Il premier si è reso conto che i consensi perduti nelle comunali non si recuperano con ?il referendum. E nel partito è sempre più debole
il sogno del Pd sta trasformandosi in incubo. Finora il Pd si era cullato nel sogno di essere passato, nell’arco di un anno, da partito in crisi (25% alle politiche, dimissioni del segretario, umiliante grande coalizione con il Pdl) ad attore dominante del sistema con il 41% dei voti e un governo praticamente monocolore diretto dal suo giovane e pimpante leader.
Il passo di carica con cui Matteo Renzi inanellava riforme su riforme convinceva anche i più riottosi che il Pd era destinato a un radioso futuro. Anche il 37% dei votanti in Emilia Romagna, la sconfitta a Venezia e Perugia, e la vittoria di misura in Umbria, erano derubricati a insignificanti rallentamenti della marcia trionfale. Nemmeno la lenta ma costante erosione del consenso al premier e al suo governo turbava più di tanto la leadership. Del resto le cosiddette Direzioni del partito - sostanzialmente degli “one-man-show” dove il dibattito era limitato a pochi minuti prima della replica-fiume del lider maximo - non facevano emergere alternative politiche di rilievo.
Ma alla fine il sogno è svanito. Il governo è in balia del soccorso verdiniano, Renzi è superato da Luigi Di Maio (!?!) quanto a fiducia, e infine è arrivata la scoppola di Roma e Torino. In estrema sintesi, il primato del Pd è diventato contendibile, né più né meno come tre anni fa. La leadership si era illusa che bastasse una occupazione abile quanto pervasiva dei media per mantenere il consenso. Ma questo poteva andare bene per chi un partito non l’aveva, o lo gestiva come una sua dépendance privata: leggi Berlusconi.
Il Pd esiste, invece. Non ha ancora trovato una sua storia - una sua narrazione - per via della famosa fusione a freddo, ma dispone di strutture, quadri dirigenti, militanti e iscritti. Non vive solo sugli elettori. E gli elettori non si catturano nei talk show, che Renzi ora demonizza dopo esserne stato ospite fisso e coccolato quando criticava il proprio partito, bensì facendo girare la macchina organizzativa. Se questa si inceppa, poi se ne pagano le conseguenze. Prendiamo il caso del Pd nella rossa Bologna: il sindaco uscente ha dovuto faticare contro un’avversaria inconsistente, più ancora che sconosciuta, in una città dove cinque anni prima era passato al primo turno. Cattiva amministrazione? No, come di certo non la si può imputare a Piero Fassino, tutt’altro.

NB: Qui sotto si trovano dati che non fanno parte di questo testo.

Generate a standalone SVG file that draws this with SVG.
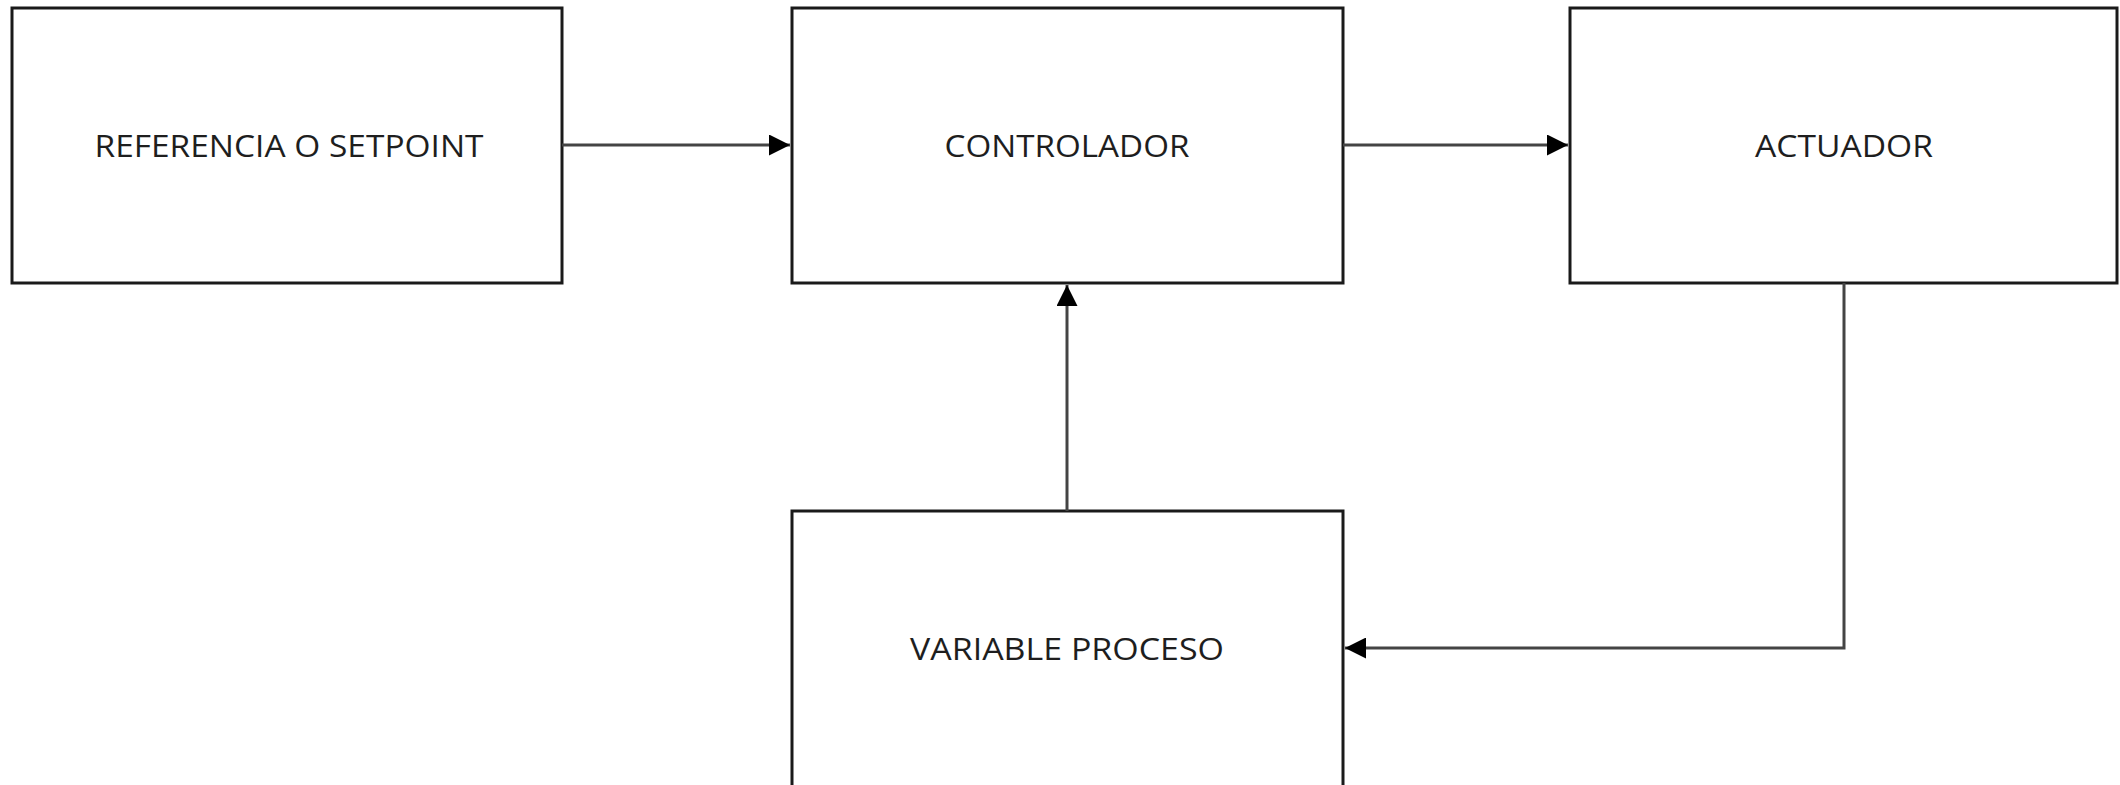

Semplicemente il partito si era “disperso”, lì come altrove. Non sapeva più cosa era e cosa fare. Era ancora il partito che rappresentava i lavoratori e ne difendeva gli interessi quando invece il proprio leader non pensava che a irridere i sindacati mentre frequentava tutto contento industriali di successo? In quali fabbriche disastrate o periferie scalcinate Renzi e i vari dirigenti locali si sono mai presentati? Da questa distrazione nasce la crisi del Pd. Del resto, tutto ruotava - ora le cose stanno cambiando - attorno al referendum sulla riforma costituzionale. Una ossessione, come se da questo dipendesse il futuro dell’Italia.
Ma anche una opportunità per il segretario: disinteressato e persino infastidito dal “partito” era chiaro l’intento di sostituirlo con i comitati del Sì. Dopo Roma e Torino il leader dei democratici si è accorto che il recupero del consenso non passa per il referendum, anzi le nubi si addensano sull’esito della consultazione. Ancora peggiore il clima all’interno del partito dove il sostegno non sembra più così roccioso. Molti sono saliti sul carro Renzi perché aveva l’aura del vincente. Perché, dicevano, «adesso vogliamo vincere, basta con le sconfitte». E in tanti, per puro spirito di sopravvivenza, gli si sono aggrappati. Questo tipo di consenso è legato alla performance, non è fondato sulla condivisione ideale. Di conseguenza, non appena si appanna il tocco magico, svanisce la speranza di un futuro radioso. Alcuni segni dello sfarinamento del consenso interno sono evidenti, a incominciare dai ripensamenti sulla narrazione del referendum come l’Armageddon della politica italiana e sull’intangibilità assoluta del sistema elettorale.
Il Pd è entrato in una nuova fase. È diventato contendibile all’esterno come all’interno. I competitori sono ancora opachi, devono definire meglio il loro profilo, renderlo plausibile ed affidabile. Ma l’
imperium renziano sembra avviato al tramonto.